Ангелы судьбы или дьяволы случая несут его до времени: и вся его тогдашняя жизнь - непрерывное чудо полета. "Как я был счастлив тогда, - вспоминает он первую Итальянскую кампанию. - Я уже предчувствовал, чем могу сделаться. Мир подо мной убегал, как будто я летел по воздуху".

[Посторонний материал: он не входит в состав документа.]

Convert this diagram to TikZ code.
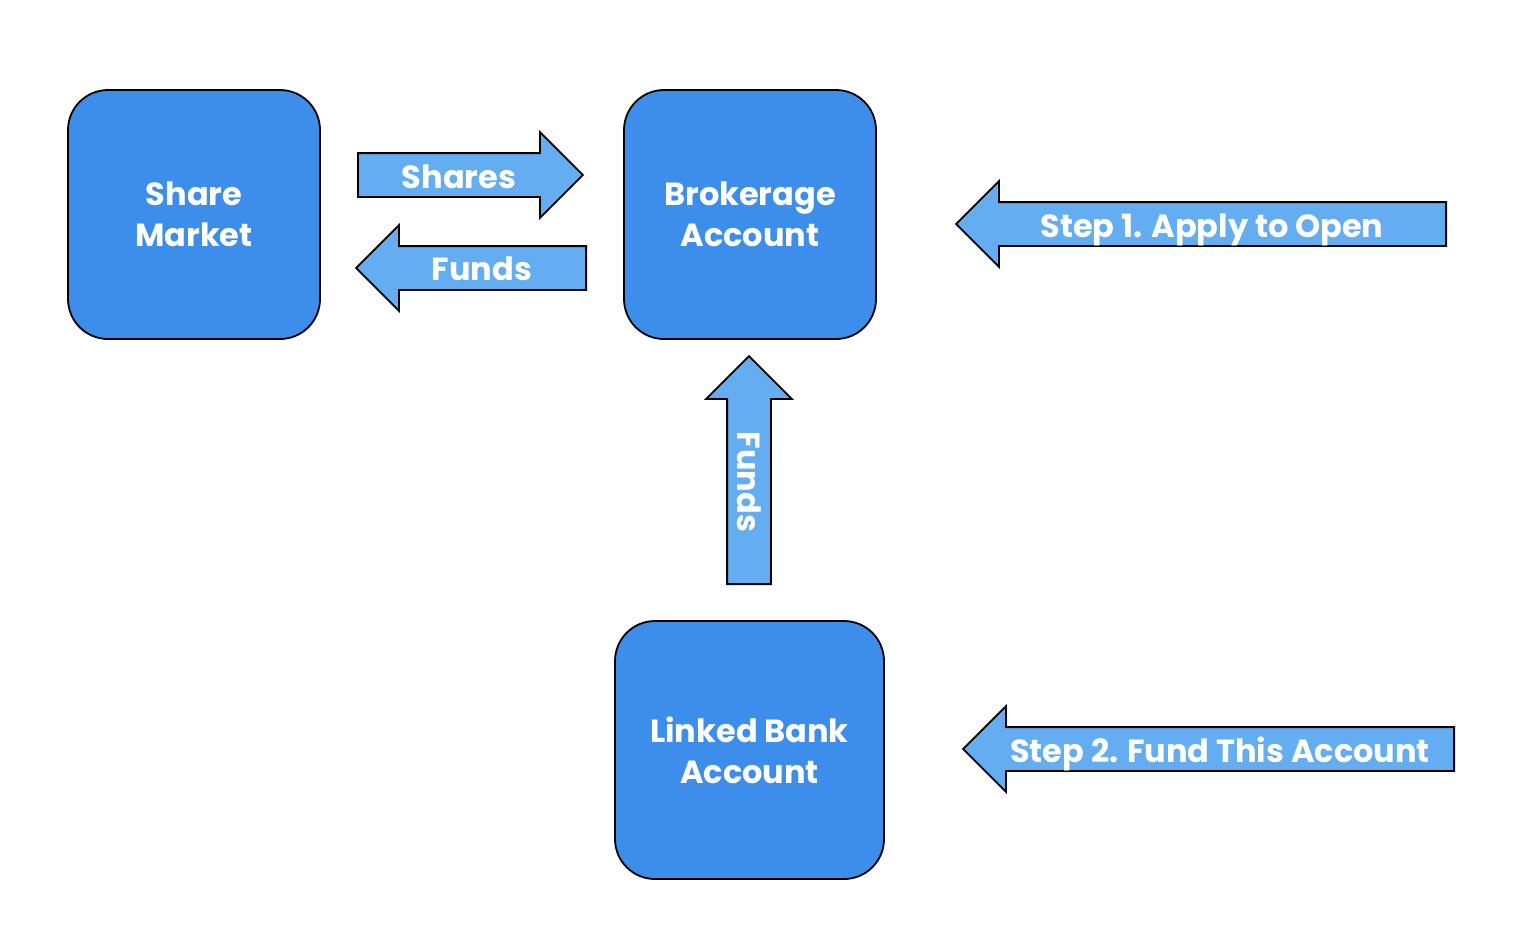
\documentclass[tikz,border=0pt]{standalone}
\usepackage{fontspec}
\setmainfont{Poppins}
\usepackage{xcolor}
\usepackage{tikz}
\usetikzlibrary{shapes.arrows}
\definecolor{acctblue}{HTML}{3D8EEA}
\definecolor{flowblue}{HTML}{63ADF0}
\tikzset{
    acct_node/.style = {rectangle, rounded corners=20pt, draw=black, line width=0.9pt, fill=acctblue, text=white, align=center, font=\fontsize{16}{20.5}\selectfont\bfseries},
    flow_arrow/.style = {single arrow, draw=black, line width=0.9pt, fill=flowblue, inner xsep=0pt, inner ysep=10.5pt, minimum width=42pt, single arrow head extend=10.5pt, anchor=tail},
    flow_text/.style = {text=white, inner sep=0pt, font=\fontsize{16}{18}\selectfont\bfseries}
}

\begin{document}
\begin{tikzpicture}[x=0.5pt, y=-0.5pt]
    \useasboundingbox (0,0) rectangle (1536,950);

    \node [acct_node, minimum width=126pt, minimum height=124.5pt] (market) at (194,214.5) {Share\\Market};
    \node [acct_node, minimum width=126pt, minimum height=124.5pt] (brokerage) at (750,214.5) {Brokerage\\Account};
    \node [acct_node, minimum width=134.5pt, minimum height=129pt] (bank) at (749.5,750) {Linked Bank\\Account};

    \node [flow_arrow, minimum height=112.5pt] (shares) at (357,175) {};
    \node [flow_arrow, minimum height=115pt, shape border rotate=180] (funds_back) at (587,268) {};
    \node [flow_arrow, minimum height=114pt, shape border rotate=90, inner xsep=10.5pt, inner ysep=0pt] (funds_up) at (749,585) {};
    \node [flow_arrow, minimum height=245pt, shape border rotate=180] (step_one) at (1447,224) {};
    \node [flow_arrow, minimum height=245.5pt, shape border rotate=180] (step_two) at (1455,749) {};

    \node [flow_text, anchor=base] (shares_lbl) at (459,188) {Shares};
    \node [flow_text, anchor=base] (funds_back_lbl) at (482,280) {Funds};
    \node [flow_text, rotate=-90] (funds_up_lbl) at (749,482) {Funds};
    \node [flow_text, anchor=base] (step_one_lbl) at (1212,237) {Step 1. Apply to Open};
    \node [flow_text, anchor=base] (step_two_lbl) at (1220,762) {Step 2. Fund This Account};
\end{tikzpicture}
\end{document}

Чудо полета продолжается до Русской кампании. "Вы боитесь, что меня убьют на войне? - говорит он накануне ее. - Так же пугали меня Жоржем во время заговоров. Этот негодяй будто бы всюду ходит за мной по пятам и хочет меня застрелить. Но самое большее, что он мог сделать, это убить моего адъютанта. А меня убить было тогда невозможно. Разве я исполнил волю судьбы? Я чувствую, как что-то толкает меня к цели, которой я и сам не знаю. Только что я достигну ее и буду бесполезен, атома будет довольно, чтобы меня уничтожить; но до того все человеческие усилия ничего со мной не сделают, - все равно, в Париже или в армии. Когда же наступит мой час, - лихорадка, падение с лошади, во время охоты, убьет меня не хуже, чем людей снаряд: наши дни на небесах написаны".

В это же время, перед Русской кампанией, когда дядя его, кардинал Феш, горячо спорил с ним о церковных делах, убеждая не восставать на Бога, довольно-де ему и людей, - Наполеон слушал его молча; потом вдруг взял его за руку, подвел к двери, открыл ее и вывел на балкон. Был зимний день, сквозь голые деревья Фонтенблоского парка бледно голубело декабрьское небо. "Посмотрите на небо. Что вы там видите?" - сказал Наполеон. "Ничего не вижу, государь", - ответил Феш. "Хорошенько смотрите. Видите?" - "Нет, не вижу". - "Ну так молчите и слушайтесь меня. Я вижу мою Звезду: она меня ведет!"

Феш так и не понял, что великая звезда Наполеона - солнце.